Dark matter particles and baryons constitute a significant fraction of the mass of the universe. Dark matter (DM) halos are the scaffolding around which galaxies and clusters are built. They form when the gravitational instability of primordial density fluctuations causes regions which are denser than average to slow their cosmic expansion, recollapse, and virialize. Baryons provide valuable information about the universe by emitting observable electromagnetic waves, while undergoing complicated hydrodynamic and radiative processes. Understanding the role of baryons and dark matter in structure formation is thus a prerequisite for probing the nature of our universe. We describe here our broad attempts to derive and give physical insight to the theory of cosmological structure formation, first by focusing on dark matter halo formation and the nature of dark matter.
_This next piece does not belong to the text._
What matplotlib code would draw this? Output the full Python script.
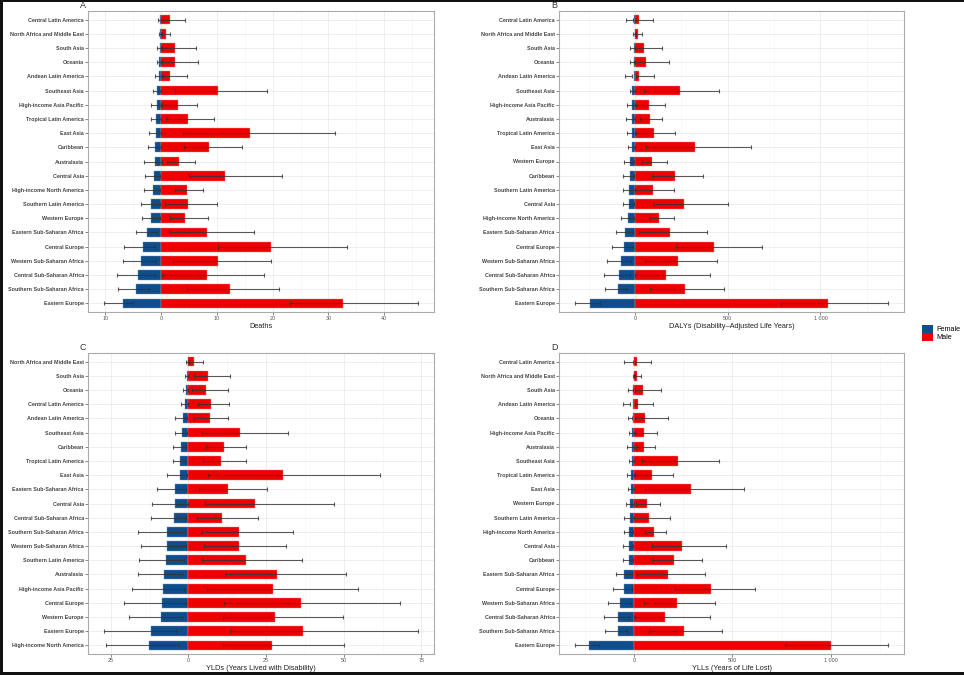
import numpy as np
import matplotlib
matplotlib.use('Agg')
import matplotlib.pyplot as plt
from matplotlib.patches import Patch, Rectangle
from matplotlib.ticker import MultipleLocator, FuncFormatter

plt.rcParams['font.family'] = ['Liberation Sans', 'DejaVu Sans']

FEMALE_COL = '#104E8B'
MALE_COL = '#EE0000'

# Panel A - Deaths
deaths_regions = ['Central Latin America', 'North Africa and Middle East', 'South Asia', 'Oceania',
                  'Andean Latin America', 'Southeast Asia', 'High-income Asia Pacific',
                  'Tropical Latin America', 'East Asia', 'Caribbean', 'Australasia', 'Central Asia',
                  'High-income North America', 'Southern Latin America', 'Western Europe',
                  'Eastern Sub-Saharan Africa', 'Central Europe', 'Western Sub-Saharan Africa',
                  'Central Sub-Saharan Africa', 'Southern Sub-Saharan Africa', 'Eastern Europe']
deaths_f = [-0.2, -0.15, -0.25, -0.3, -0.4, -0.7, -0.8, -0.9, -1.0, -1.1, -1.15, -1.2,
            -1.5, -1.75, -1.75, -2.6, -3.2, -3.6, -4.2, -4.5, -6.9]
deaths_f_lo = [-0.6, -0.3, -0.7, -0.8, -1.1, -1.4, -1.8, -1.9, -2.1, -2.3, -3.0, -2.9,
               -3.1, -3.6, -3.5, -4.6, -6.6, -6.8, -7.9, -7.7, -10.3]
deaths_f_hi = [-0.05, 0.0, -0.05, 0.0, 0.1, -0.1, -0.1, -0.1, -0.1, 0.0, 0.1, -0.2,
               -0.2, -0.2, -0.2, -0.8, -1.05, -1.0, -1.1, -2.1, -5.0]
deaths_m = [1.5, 0.8, 2.4, 2.5, 1.6, 10.2, 3.0, 4.8, 16.0, 8.5, 3.15, 11.4,
            4.6, 4.9, 4.35, 8.3, 19.7, 10.2, 8.15, 12.3, 32.6]
deaths_m_lo = [0.3, 0.2, 0.1, 0.2, 0.2, 2.4, 0.1, 0.95, 3.9, 4.05, 1.0, 5.0,
               2.4, 0.6, 1.55, 1.4, 10.2, 2.2, 0.2, 4.7, 23.1]
deaths_m_hi = [4.3, 1.6, 6.25, 6.65, 4.7, 19.0, 6.5, 9.5, 31.2, 14.5, 6.1, 21.7,
               7.5, 10.0, 8.4, 16.7, 33.3, 19.7, 18.4, 21.1, 46.1]

# Panel B - DALYs
dalys_regions = ['Central Latin America', 'North Africa and Middle East', 'South Asia', 'Oceania',
                 'Andean Latin America', 'Southeast Asia', 'High-income Asia Pacific', 'Australasia',
                 'Tropical Latin America', 'East Asia', 'Western Europe', 'Caribbean',
                 'Southern Latin America', 'Central Asia', 'High-income North America',
                 'Eastern Sub-Saharan Africa', 'Central Europe', 'Western Sub-Saharan Africa',
                 'Central Sub-Saharan Africa', 'Southern Sub-Saharan Africa', 'Eastern Europe']
dalys_f = [-5, -3, -6, -8, -8, -17, -18, -19, -19, -19, -28, -30,
           -33, -33, -40, -55, -61, -76, -86, -91, -246]
dalys_f_lo = [-47, -10, -25, -29, -56, -30, -43, -50, -43, -41, -61, -63,
              -68, -68, -75, -102, -125, -149, -167, -163, -326]
dalys_f_hi = [-9, -2, -3, -5, -15, -3, -3, -3, -3, -3, -4, -5,
              -3, -7, -7, -14, -14, -20, -25, -43, -190]
dalys_m = [21, 18, 50, 61, 23, 240, 77, 81, 102, 323, 93, 215,
           95, 265, 129, 186, 425, 233, 165, 271, 1039]
dalys_m_lo = [2, 5, 0, 2, 4, 50, 4, 27, 3, 59, 30, 93,
              0, 97, 77, 20, 222, 52, 2, 82, 787]
dalys_m_hi = [97, 36, 147, 181, 104, 453, 161, 147, 215, 627, 174, 364,
              210, 500, 208, 387, 685, 441, 405, 482, 1366]

# Panel C - YLDs
ylds_regions = ['North Africa and Middle East', 'South Asia', 'Oceania', 'Central Latin America',
                'Andean Latin America', 'Southeast Asia', 'Caribbean', 'Tropical Latin America',
                'East Asia', 'Eastern Sub-Saharan Africa', 'Central Asia', 'Central Sub-Saharan Africa',
                'Southern Sub-Saharan Africa', 'Western Sub-Saharan Africa', 'Southern Latin America',
                'Australasia', 'High-income Asia Pacific', 'Central Europe', 'Western Europe',
                'Eastern Europe', 'High-income North America']
ylds_f = [-0.3, -0.5, -0.7, -1.2, -1.8, -2.0, -2.5, -2.6, -2.8, -4.4, -4.4, -4.8,
          -6.9, -6.9, -7.2, -7.9, -8.1, -8.4, -8.9, -12.2, -12.6]
ylds_f_lo = [-0.75, -1.1, -1.7, -2.5, -4.2, -4.4, -4.9, -5.1, -7.0, -10.1, -11.6, -12.0,
             -16.4, -15.4, -16.1, -16.3, -18.3, -20.8, -19.2, -27.3, -26.6]
ylds_f_hi = [-0.1, -0.2, -0.2, -0.3, -0.5, -0.6, -0.8, -1.0, -0.5, -0.9, -0.2, -0.7,
             -1.0, -0.9, -1.4, -2.0, -1.3, -0.9, -2.1, -3.9, -3.0]
ylds_m = [1.9, 6.3, 5.7, 7.3, 6.8, 16.5, 11.3, 10.5, 30.4, 12.6, 21.4, 10.7,
          16.4, 16.4, 18.4, 28.6, 27.3, 36.1, 27.8, 36.9, 26.8]
ylds_m_lo = [0.1, 1.7, 1.1, 3.2, 1.4, 4.0, 5.5, 4.6, 6.3, 3.3, 5.3, 2.8,
             4.0, 4.9, 4.4, 11.8, 5.9, 11.5, 11.1, 13.4, 11.1]
ylds_m_hi = [4.6, 13.3, 12.8, 13.1, 12.8, 31.9, 18.4, 18.6, 61.8, 25.2, 46.7, 22.4,
             33.5, 31.4, 36.4, 50.7, 54.7, 68.2, 49.6, 74.0, 50.2]

# Panel D - YLLs
ylls_regions = ['Central Latin America', 'North Africa and Middle East', 'South Asia',
                'Andean Latin America', 'Oceania', 'High-income Asia Pacific', 'Australasia',
                'Southeast Asia', 'Tropical Latin America', 'East Asia', 'Western Europe',
                'Southern Latin America', 'High-income North America', 'Central Asia', 'Caribbean',
                'Eastern Sub-Saharan Africa', 'Central Europe', 'Western Sub-Saharan Africa',
                'Central Sub-Saharan Africa', 'Southern Sub-Saharan Africa', 'Eastern Europe']
ylls_f = [-3, -3, -5, -5, -7, -10, -10, -14, -15, -15, -20, -24,
          -25, -29, -29, -51, -54, -71, -81, -84, -232]
ylls_f_lo = [-52, -5, -30, -59, -32, -27, -35, -29, -39, -34, -44, -54,
             -54, -57, -57, -95, -108, -135, -154, -147, -304]
ylls_f_hi = [-7, -1, -8, -22, -14, -3, -3, -3, -3, -3, -3, 0,
             -5, -5, -5, -10, -12, -17, -27, -37, -182]
ylls_m = [14, 15, 44, 17, 54, 49, 51, 223, 91, 291, 64, 76,
          101, 243, 203, 172, 389, 215, 154, 252, 1000]
ylls_m_lo = [2, 5, 2, 3, 5, 2, 10, 39, 2, 54, 7, 0,
             54, 88, 88, 12, 206, 47, 0, 74, 769]
ylls_m_hi = [86, 34, 137, 93, 172, 115, 105, 429, 198, 561, 130, 181,
             159, 465, 346, 360, 615, 409, 383, 449, 1294]

panels = [
    ('A', 'Deaths', deaths_regions, deaths_f, deaths_f_lo, deaths_f_hi, deaths_m, deaths_m_lo, deaths_m_hi, 10),
    ('B', 'DALYs (Disability\u2013Adjusted Life Years)', dalys_regions, dalys_f, dalys_f_lo, dalys_f_hi,
     dalys_m, dalys_m_lo, dalys_m_hi, 500),
    ('C', 'YLDs (Years Lived with Disability)', ylds_regions, ylds_f, ylds_f_lo, ylds_f_hi,
     ylds_m, ylds_m_lo, ylds_m_hi, 25),
    ('D', 'YLLs (Years of Life Lost)', ylls_regions, ylls_f, ylls_f_lo, ylls_f_hi,
     ylls_m, ylls_m_lo, ylls_m_hi, 500),
]

W, H = 964, 675
fig = plt.figure(figsize=(W / 100, H / 100), dpi=100, facecolor='#111111')
bg = fig.add_axes([3 / W, 3 / H, 1, (H - 5) / H], zorder=-10)
bg.axis('off')
bg.add_patch(Rectangle((0, 0), 1, 1, transform=bg.transAxes, facecolor='white', edgecolor='none'))

# pixel boxes (left, top, right, bottom)
boxes = [(88, 11, 434, 312), (559, 11, 904, 312), (88, 353, 434, 654), (559, 353, 904, 654)]


def fmt_abs(v, pos):
    return f'{abs(v):,.0f}'.replace(',', ' ')


for (letter, xlabel, regions, f, flo, fhi, m, mlo, mhi, step), (l, t, r, b) in zip(panels, boxes):
    ax = fig.add_axes([l / W, (H - b) / H, (r - l) / W, (b - t) / H])
    n = len(regions)
    y = np.arange(n)[::-1] + 1
    f, flo, fhi = np.array(f, float), np.array(flo, float), np.array(fhi, float)
    m, mlo, mhi = np.array(m, float), np.array(mlo, float), np.array(mhi, float)

    ax.barh(y, f, height=0.7, color=FEMALE_COL, edgecolor='#6a8fbf', linewidth=0.3, zorder=2)
    ax.barh(y, m, height=0.7, color=MALE_COL, edgecolor='#ff8080', linewidth=0.3, zorder=2)
    for lo, hi in ((flo, fhi), (mlo, mhi)):
        ax.errorbar((lo + hi) / 2, y, xerr=(hi - lo) / 2, fmt='none', ecolor='#333333',
                    elinewidth=0.8, capsize=1.3, capthick=0.8, alpha=0.8, zorder=3)

    lo_all = min(flo.min(), f.min())
    hi_all = max(mhi.max(), m.max())
    pad = (hi_all - lo_all) * 0.05
    ax.set_xlim(lo_all - pad, hi_all + pad)
    ax.set_ylim(0.4, n + 0.6)

    ax.set_yticks(y)
    ax.set_yticklabels(regions, fontsize=3.9, fontweight='bold', color='#444444')
    ax.xaxis.set_major_locator(MultipleLocator(step))
    ax.xaxis.set_minor_locator(MultipleLocator(step / 2))
    ax.xaxis.set_major_formatter(FuncFormatter(fmt_abs))
    ax.tick_params(axis='x', labelsize=3.9, colors='#555555', length=2, width=0.5, pad=1.2)
    ax.tick_params(axis='x', which='minor', length=0)
    ax.tick_params(axis='y', length=2, width=0.5, color='#555555', pad=1)
    ax.grid(True, which='major', color='#EBEBEB', linewidth=0.6, zorder=0)
    ax.grid(True, which='minor', axis='x', color='#F3F3F3', linewidth=0.4, zorder=0)
    ax.set_axisbelow(True)
    for s in ax.spines.values():
        s.set_color('#AAAAAA')
        s.set_linewidth(0.8)

    ax.set_xlabel(xlabel, fontsize=5.3, color='#222222', labelpad=1)
    fig.text((l - 8) / W, 1 - (t - 5) / H, letter, fontsize=6.5, color='#333333',
             ha='left', va='center')

handles = [Patch(facecolor=FEMALE_COL, label='Female'), Patch(facecolor=MALE_COL, label='Male')]
fig.legend(handles=handles, loc='center left', bbox_to_anchor=(919 / W, 1 - 333 / H), frameon=False,
           fontsize=5.2, handlelength=1.6, handleheight=1.3, handletextpad=0.4, labelspacing=0.0,
           borderaxespad=0)

fig.savefig('out.png', dpi=100, facecolor=fig.get_facecolor())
We show that many of the results of N-body simulations of cosmological structure formation can be easily understood by the “fluid approximation” we have developed, where the usual fluid conservation equations are used to describe collisionless halo dynamics. We then study the self-interacting dark matter hypothesis by comparing our results to observations of dark-matter dominated halos. We also find that an alternative dark matter candidate, the thermal relic, can be the origin of the “missing” γ-ray background at 1–20 MeV and 511 keV line emission from the Galactic center, if the dark matter particle mass is about 20 MeV. Turning our attention to baryonic structure formation in the high redshift universe, we then use high-resolution cosmological N-body and hydrodynamic simulations of structure formation at high redshift (z > 6) to predict the signal of the 21cm line radiation from neutral hydrogen gas in the cosmic “dark ages”, before reionization. We predict that the largest contribution to the 21cm signal is due to gas in collapsed minihalos. Finally, we focus on the radiative feedback effects of the first stars to question whether the second generation star formation is promoted by such feedback effects. We find that such star formation may be promoted as a result of radiation-induced implosion of minihalos in the vicinity of the first stars.